If you are a true Redskin fan and a never Kirk’er, I would suggest placing a long-term Cousins deal in the same bucket as the Washington Nationals deal for Jayson Werth. Yes, the Nationals overpaid for the right fielder but they were trying to establish that their franchise was no longer a laughing stock and serious about winning. While Werth has not brought a title to Half Street, he has been a part of a franchise that is a perennial contender and delivered the biggest playoff moment in franchise history. The Redskins need to do the same.

For the first time since Joe Gibbs original retirement in 1993, the Skins are not mentioned in the same breath as bumbling franchises like the Browns and Jaguars. Having the front office back their quarterback is the best way to continue moving forward. The head coach already has.

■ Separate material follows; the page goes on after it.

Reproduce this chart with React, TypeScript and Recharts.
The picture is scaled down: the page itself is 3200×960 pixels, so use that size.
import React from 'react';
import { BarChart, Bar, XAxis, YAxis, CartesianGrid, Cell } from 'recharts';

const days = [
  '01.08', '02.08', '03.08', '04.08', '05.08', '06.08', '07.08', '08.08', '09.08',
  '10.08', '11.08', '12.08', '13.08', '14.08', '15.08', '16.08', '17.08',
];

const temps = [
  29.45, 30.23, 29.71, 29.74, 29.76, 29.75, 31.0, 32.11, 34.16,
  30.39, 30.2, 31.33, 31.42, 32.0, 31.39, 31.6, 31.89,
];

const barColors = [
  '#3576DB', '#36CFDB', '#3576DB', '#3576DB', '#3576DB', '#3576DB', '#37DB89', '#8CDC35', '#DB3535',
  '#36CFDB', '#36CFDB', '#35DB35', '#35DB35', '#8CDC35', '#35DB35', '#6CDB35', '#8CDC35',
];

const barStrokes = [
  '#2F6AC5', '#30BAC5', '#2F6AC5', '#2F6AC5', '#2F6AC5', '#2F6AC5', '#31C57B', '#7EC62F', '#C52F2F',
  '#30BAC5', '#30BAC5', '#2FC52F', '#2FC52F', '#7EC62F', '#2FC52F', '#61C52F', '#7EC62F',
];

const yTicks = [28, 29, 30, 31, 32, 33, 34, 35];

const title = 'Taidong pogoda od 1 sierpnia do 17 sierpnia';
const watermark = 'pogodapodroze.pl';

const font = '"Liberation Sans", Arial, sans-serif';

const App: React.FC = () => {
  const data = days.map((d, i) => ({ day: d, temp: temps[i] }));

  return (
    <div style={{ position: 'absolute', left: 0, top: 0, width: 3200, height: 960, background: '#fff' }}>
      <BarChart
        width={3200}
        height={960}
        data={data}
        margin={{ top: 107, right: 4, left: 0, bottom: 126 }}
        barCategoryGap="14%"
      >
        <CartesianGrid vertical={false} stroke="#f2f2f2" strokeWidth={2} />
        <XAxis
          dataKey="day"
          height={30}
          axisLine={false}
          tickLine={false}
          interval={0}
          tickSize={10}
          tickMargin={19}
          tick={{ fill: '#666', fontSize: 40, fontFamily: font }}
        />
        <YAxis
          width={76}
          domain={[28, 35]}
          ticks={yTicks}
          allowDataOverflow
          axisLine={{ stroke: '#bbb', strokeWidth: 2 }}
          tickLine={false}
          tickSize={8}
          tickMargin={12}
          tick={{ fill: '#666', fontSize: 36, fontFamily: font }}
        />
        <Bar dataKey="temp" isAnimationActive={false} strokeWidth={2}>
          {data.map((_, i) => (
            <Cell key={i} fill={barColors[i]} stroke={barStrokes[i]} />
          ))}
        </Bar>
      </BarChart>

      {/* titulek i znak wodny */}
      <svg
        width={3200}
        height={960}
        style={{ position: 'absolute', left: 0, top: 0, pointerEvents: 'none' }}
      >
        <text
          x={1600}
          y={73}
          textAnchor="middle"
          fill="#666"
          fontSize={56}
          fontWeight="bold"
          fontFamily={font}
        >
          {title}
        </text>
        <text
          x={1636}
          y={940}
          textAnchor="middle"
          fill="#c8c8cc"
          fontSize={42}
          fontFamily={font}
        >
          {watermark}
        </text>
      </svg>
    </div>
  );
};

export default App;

“I don’t know what Kirk has to do as a quarterback to prove that he belongs in the National Football League as a starter," Jay Gruden said moment's after the season-ending loss. "I think he had a great year. There were some tough decisions made today. ... Overall, I think the amount of times he dropped back to pass and made some unbelievable throws in some great games, I think he belongs in the NFL as a starting quarterback, that’s for sure, and hopefully it’s here.”

As for the silly question, here's the thing. No one can answer with 100% certainty if Cousins is elite or not. What Kirk has done since being named starter is deliver an overall winning record (17-14-1) and a division title, with a mediocre running game, a below average special teams and defense that hasn’t been able to get off the field in two years. The choice seems pretty simple. Pay the Man market value, between $22-24 million per season, fix the defense and continue to compete for the playoffs every season -- or let him walk and start all over with a young quarterback.

That normally means years of losing while he HOPEFULLY develops. For every one Dak Prescott or Russell Wilson -- both middle round selections --  you’ll find top-10 flops like Blaine Gabbert or Mark Sanchez. For a franchise that has won 10 games only three times in the last 25 seasons, I say stop over analyzing and pay the man. Period.